11. — Les principes de la mécanique et de la physique ont donc « une très haute valeur, ils représentent comme la quintessence d’innombrables observations ». Mais de leur élaboration même en principes, résulte a qu’ils ne peuvent plus ne pas être vérifiés[1] ».

Ils affirment un rapport réel, une parenté véritable entre un ensemble très vaste de phénomènes ; ils permettent d’ordonner théoriquement et d’expliquer, les uns par les autres, les éléments de cet ensemble, et pourtant ils ne peuvent pas être mis en défaut par quelque expérience que ce soit. Ils sont « assurés d’avance d’être vérifiés dans l’acception stricte du mot[2] ».

La physique classique ne trouverait rien à redire à cette conception de Poincaré. Certes, elle différerait d’avis sur la nature des principes ; mais nullement sur leur validité et leur rôle.

Si la théorie de Poincaré se sépare logiquement par un abîme infranchissable d’une interprétation ontologique du mécanisme, si elle est propre à étayer un idéalisme philosophique, du moins sur le terrain scientifique elle concorde très bien avec l’évolution générale des idées classiques, et la tendance à considérer la physique comme un savoir objectif, aussi objectif que l’expérience, c’est-à-dire les sensations dont elle émane.

12. — Plus d’un lecteur de Poincaré demandera peut-être ici : Quels avantages donne cette transformation de la loi expérimentale en principe conventionnel ? Qu’elle y gagne en intelligibilité, en logique, cela se conçoit encore ; mais qu’elle n’y perde point en objectivité, en solidité, cela ne se comprend plus.
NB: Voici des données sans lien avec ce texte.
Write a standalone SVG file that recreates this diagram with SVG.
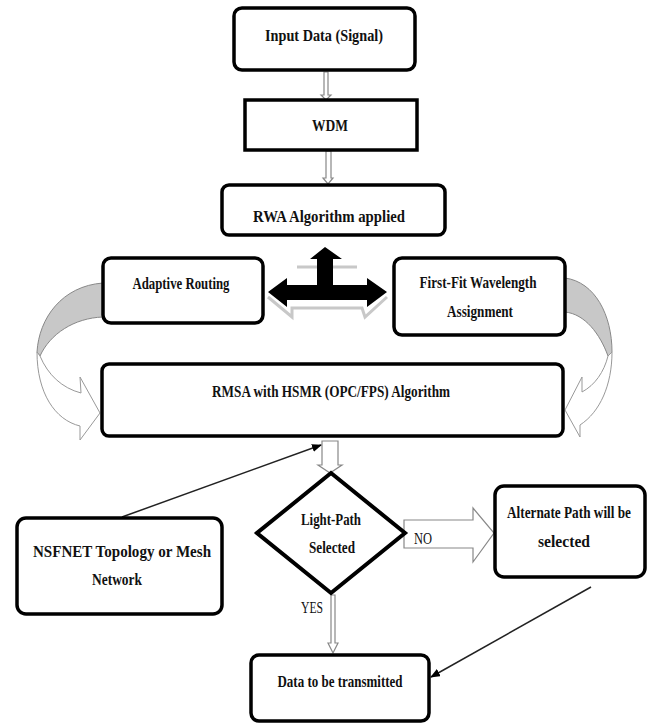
<svg xmlns="http://www.w3.org/2000/svg" width="651" height="724" viewBox="0 0 651 724">
<defs>
<style>
.box{fill:#fff;stroke:#000;stroke-width:3.5}
.t{font-family:"Liberation Serif","Times New Roman",serif;font-size:17px;font-weight:bold;fill:#111;text-anchor:middle}
.r{font-family:"Liberation Serif","Times New Roman",serif;font-size:16px;fill:#111}
.hol{fill:#fff;stroke:#888;stroke-width:1.2}
.band{fill:#c8c8c8;stroke:#888;stroke-width:1}
.curve{fill:#fff;stroke:#999;stroke-width:1}
.ln{stroke:#222;stroke-width:1.5;fill:none;marker-end:url(#ah)}
</style>
<marker id="ah" markerWidth="10" markerHeight="8" refX="9" refY="4" orient="auto" markerUnits="userSpaceOnUse">
<path d="M0,0 L10,4 L0,8 Z" fill="#000"/>
</marker>
</defs>
<rect width="651" height="724" fill="#fff"/>

<g id="connectors">
<path class="hol" d="M324,72 V95 H321 L326,100 L331,95 H328 V72 Z"/>
<path class="hol" d="M326,151 V178 H323 L328,184 L333,178 H331 V151 Z"/>
<path d="M297,267 H357" stroke="#c8c8c8" stroke-width="3" fill="none"/>
<path d="M268,297 L292,317 L292,308 H362 L365,317 L387,297" stroke="#c8c8c8" stroke-width="3" fill="none"/>
<path d="M325,247 L342,259 H333 V285 H367 V278 L387,292 L367,307 V300 H287 V307 L268,292 L287,278 V285 H317 V259 H310 Z" fill="#000"/>
<path class="band" d="M103,283 C62,286 39,318 37,352 L40,356 C50,334 74,318 103,317 Z"/>
<path class="curve" d="M40,356 C48,375 62,388 81,393 L80,377 L100,413 L80,440 L80,426 C55,420 37,393 37,352 Z"/>
<path class="band" d="M565,278 C595,282 612,315 612,352 L608,356 C600,334 585,314 565,312 Z"/>
<path class="curve" d="M608,356 C604,372 595,385 582,392 L582,377 L565,410 L580,437 L580,425 C600,412 612,385 612,352 Z"/>
<path class="hol" d="M322,441 V465 H318 L330,473 L342,465 H338 V441 Z"/>
<path class="ln" d="M122,517 L321,445"/>
<path class="hol" d="M404,520 H473 V508 L494,533 L473,562 V548 H404 Z"/>
<path class="hol" d="M331,595 V643 H328 L333,653 L338,643 H335 V595 Z"/>
<path class="ln" d="M591,587 L431,677"/>
<text class="r" x="414" y="544" textLength="18" lengthAdjust="spacingAndGlyphs">NO</text>
<text class="r" x="301" y="613" textLength="22" lengthAdjust="spacingAndGlyphs">YES</text>
</g>

<g id="input">
<rect class="box" x="234" y="8" width="181" height="62" rx="8"/>
<text class="t" x="324" y="41" textLength="118" lengthAdjust="spacingAndGlyphs">Input Data (Signal)</text>
</g>
<g id="wdm">
<rect class="box" x="245" y="100" width="172" height="50"/>
<text class="t" x="330" y="131" textLength="36" lengthAdjust="spacingAndGlyphs">WDM</text>
</g>
<g id="rwa">
<rect class="box" x="222" y="185" width="223" height="50" rx="7"/>
<text class="t" x="329" y="222" textLength="152" lengthAdjust="spacingAndGlyphs">RWA Algorithm applied</text>
</g>
<g id="adaptive">
<rect class="box" x="103" y="258" width="160" height="65" rx="8"/>
<text class="t" x="181" y="289" textLength="97" lengthAdjust="spacingAndGlyphs">Adaptive Routing</text>
</g>
<g id="firstfit">
<rect class="box" x="394" y="258" width="171" height="77" rx="8"/>
<text class="t" x="478" y="288" textLength="117" lengthAdjust="spacingAndGlyphs">First-Fit Wavelength</text>
<text class="t" x="480" y="317" textLength="66" lengthAdjust="spacingAndGlyphs">Assignment</text>
</g>
<g id="rmsa">
<rect class="box" x="102" y="364" width="461" height="72" rx="7"/>
<text class="t" x="331" y="397" textLength="238" lengthAdjust="spacingAndGlyphs">RMSA with HSMR (OPC/FPS) Algorithm</text>
</g>
<g id="decision">
<path d="M331,473 L405,533 L331,593 L257,533 Z" fill="#fff" stroke="#000" stroke-width="4"/>
<text class="t" x="331" y="525" textLength="60" lengthAdjust="spacingAndGlyphs">Light-Path</text>
<text class="t" x="332" y="553" textLength="46" lengthAdjust="spacingAndGlyphs">Selected</text>
</g>
<g id="alternate">
<rect class="box" x="495" y="486" width="150" height="91" rx="9"/>
<text class="t" transform="translate(569,518) scale(0.78,1)" x="0" y="0" font-size="16">Alternate Path will be</text>
<text class="t" x="564" y="547" textLength="52" lengthAdjust="spacingAndGlyphs">selected</text>
</g>
<g id="nsfnet">
<rect class="box" x="17" y="518" width="205" height="96" rx="9"/>
<text class="t" x="122" y="557" textLength="178" lengthAdjust="spacingAndGlyphs">NSFNET  Topology or Mesh</text>
<text class="t" x="117" y="585" textLength="50" lengthAdjust="spacingAndGlyphs">Network</text>
</g>
<g id="data">
<rect class="box" x="251" y="655" width="178" height="66" rx="8"/>
<text class="t" x="340" y="687" textLength="125" lengthAdjust="spacingAndGlyphs">Data to be transmitted</text>
</g>
</svg>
Ne semble-t-il pas qu’on introduise au contraire par là, la contingence, l’appréciation subjective, la mobilité, le doute ?

De telles objections montreraient, je crois, qu’on n’a pas très bien entendu ce que Poincaré a voulu dire, et qu’on ne saisit pas l’exacte portée du principe physique. Voici une loi expérimentale : la conservation de la masse. On l’a

  1. D’après Poincaré, Science et hypothèse, p. 195.
  2. Id., p. 196.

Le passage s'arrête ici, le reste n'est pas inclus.